Мгновенно просыпаюсь и пытаюсь приподняться.
– Ой, спасибо. Какой он забавный. Я решила, что вы – это сон. Проходите, садитесь, пожалуйста.
Я трогаю деревянную куклу, дергаю ее за ниточки, и она мгновенно подчиняется всем моим движениям. Красные и зеленые тона, в которые она выкрашена, кажутся нестерпимо яркими на белом больничном фоне, и в какой-то момент я чувствую, если так можно сказать, такую яркую вспышку жизни, что на секунды забываю, где я. Буратино, Пиноккио – символ интенсивной недоступной для меня деятельности, отдается отголоском чистой радости бытия и, видимо, отзвуком надежды, что «всё еще будет». Он настолько не монтируется с моим сегодняшним состоянием, что я не чувствую ничего, кроме радостного изумления, и это читается на моем лице.
Маргарита кивает, садится.
– Как вы устроились? Как дела? Отдельная палата – хорошо.
– Отдельная палата – это чудо. Вы же в отпуске, Маргарита Вениаминовна?
– Он подходит к концу – десять дней. Как вы-то здесь?
– Всё так же. Переезд был кошмарным. Но сейчас ничего. Каждый день прошу Эру Самсоновну оставить меня тут до родов.

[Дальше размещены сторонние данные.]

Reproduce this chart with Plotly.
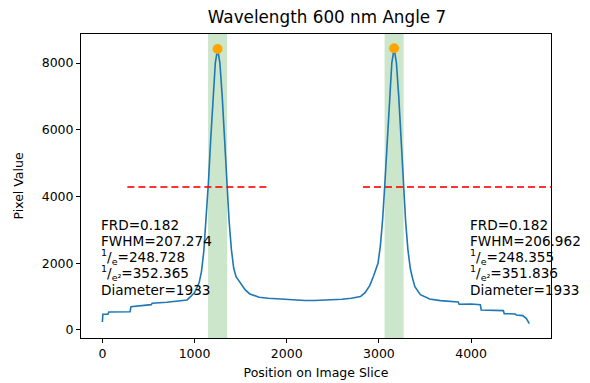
import plotly.graph_objects as go

# ---- data ----
position = [0, 5, 60, 70, 300, 310, 530, 540, 700, 850, 918, 954, 1000, 1050, 1075,
            1100, 1125, 1150, 1175, 1200, 1225, 1250, 1275, 1300, 1325, 1350, 1375,
            1400, 1425, 1450, 1500, 1550, 1600, 1700, 1800, 1900, 2000, 2100, 2200,
            2300, 2400, 2500, 2600, 2700, 2800, 2850, 2900, 2940, 2965, 2990, 3015,
            3040, 3065, 3090, 3115, 3140, 3165, 3190, 3215, 3240, 3265, 3290, 3315,
            3340, 3365, 3390, 3450, 3550, 3666, 3750, 3860, 3870, 4000, 4100, 4110,
            4350, 4360, 4480, 4490, 4560, 4570, 4600, 4631]
pixel_value = [240, 470, 470, 540, 545, 700, 760, 800, 830, 870, 900, 990, 1120, 1420, 1750,
               2350, 3250, 4400, 5700, 7000, 8000, 8420, 8000, 7000, 5700, 4400, 3250,
               2400, 1850, 1600, 1380, 1200, 1080, 980, 950, 930, 905, 895, 885,
               885, 890, 900, 920, 950, 1000, 1120, 1330, 1600, 1780, 2000, 2500,
               3300, 4400, 5700, 7000, 8000, 8440, 8000, 7000, 5700, 4400, 3250, 2400,
               1850, 1550, 1300, 1060, 930, 880, 860, 840, 770, 780, 760, 600,
               580, 490, 480, 450, 430, 400, 340, 190]

peak_x = [1250, 3165]
peak_y = [8420, 8440]
fwhm = [207.274, 206.962]

half_level = 4285
half_left = [271, 1804]
half_right = [2827, 4870]

text_x = [0, 4000]
text_y = 1000
frd = ["0.182", "0.182"]
fwhm_txt = ["207.274", "206.962"]
inv_e = ["248.728", "248.355"]
inv_e2 = ["352.365", "351.836"]
diameter = ["1933", "1933"]

x_ticks = [0, 1000, 2000, 3000, 4000]
y_ticks = [0, 2000, 4000, 6000, 8000]

FONT = "DejaVu Sans"
# the page body has an 8px margin, so the figure is drawn at (8, 8)
W, H = 582, 375

fig = go.Figure()

# green FWHM spans
for px, fw in zip(peak_x, fwhm):
    fig.add_vrect(x0=px - fw / 2, x1=px + fw / 2, fillcolor="rgba(0,128,0,0.2)",
                  line_width=0, layer="below")

fig.add_trace(go.Scatter(x=position, y=pixel_value, mode="lines",
                         line=dict(color="#1f77b4", width=1.6), showlegend=False))

for seg in (half_left, half_right):
    fig.add_trace(go.Scatter(x=seg, y=[half_level, half_level], mode="lines",
                             line=dict(color="rgba(255,0,0,0.8)", width=2, dash="7px,4px"),
                             showlegend=False))

fig.add_trace(go.Scatter(x=peak_x, y=peak_y, mode="markers",
                         marker=dict(color="orange", size=10), showlegend=False))

LINE_PITCH = 16.2
for i in range(2):
    lines = [f"Diameter={diameter[i]}",
             f"<sup>1</sup>/<sub>e²</sub>={inv_e2[i]}",
             f"<sup>1</sup>/<sub>e</sub>={inv_e[i]}",
             f"FWHM={fwhm_txt[i]}",
             f"FRD={frd[i]}"]
    for k, line in enumerate(lines):
        fig.add_annotation(x=text_x[i], y=text_y, text=line, showarrow=False,
                           xanchor="left", yanchor="middle", align="left",
                           xshift=-2, yshift=7 + LINE_PITCH * k, borderpad=0,
                           font=dict(family=FONT, size=13.6, color="black"))

axis_common = dict(showline=True, linecolor="black", linewidth=1, mirror=True,
                   ticks="outside", ticklen=4, tickcolor="black", showgrid=False,
                   zeroline=False, automargin=False,
                   tickfont=dict(family=FONT, size=12.5, color="black"))

fig.update_xaxes(range=[-232, 4867], tickvals=x_ticks,
                 title=dict(text="Position on Image Slice", standoff=8,
                            font=dict(family=FONT, size=12.5, color="black")),
                 **axis_common)
fig.update_yaxes(range=[-240, 8869], tickvals=y_ticks,
                 title=dict(text="Pixel Value", standoff=15,
                            font=dict(family=FONT, size=12.5, color="black")),
                 **axis_common)

fig.update_layout(
    width=W, height=H,
    margin=dict(l=73, r=39, t=26, b=45, autoexpand=False),
    plot_bgcolor="white", paper_bgcolor="white",
    title=dict(text="Wavelength 600 nm Angle 7", x=319 / W, xanchor="center",
               y=1 - 9 / H, yanchor="middle", yref="container",
               font=dict(family=FONT, size=16.8, color="black")),
)

fig.write_html("out.html")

Маргарита вздыхает и говорит очень ласково, как с капризным ребенком:
– Не бойтесь. При нестабильном самочувствии домой вас не отправят.
– Это правда?
Она кивает, пытается улыбаться, и я вдруг отчетливо вижу, что ее саму мучит нестерпимая боль, быть может, не меньше моей, ей самой нужна помощь. Вдруг я замечаю, нет, не замечаю, а меня пронзает мысль, как заострились черты ее правильного лица, и она стала как будто еще выше, что пролегла складка между бровями, а во взгляде проявилась сосредоточенность на чем-то глубинном, болезненном и нерешенном. Что это глубинное и нерешенное измотало ее до такой степени, что она устает от каждого слова и шага, и не за что зацепиться, чтобы выбраться, передохнуть, заполучить паузу.
– Самое трудное время вы уже продержались. Ведь два месяца, Маша! С каждым днем шансов больше и больше. Потерпите немножко еще.
Теперь уже я пытаюсь улыбаться, интуитивно чувствуя, что ей так будет легче, – улыбаться и всем своим видом обещать, что, конечно же, я потерплю, что для меня и для нее всё самое ужасное, несомненно, закончилось, и скоро мы выкарабкаемся, я и она. Некоторое время мы обе молчим, потом она, собрав силы, уходит, а ее Пиноккио остается со мной, смотрит на меня своими лучистыми озорными глазами и уверяет, что всё и в самом деле будет в высшей степени замечательно.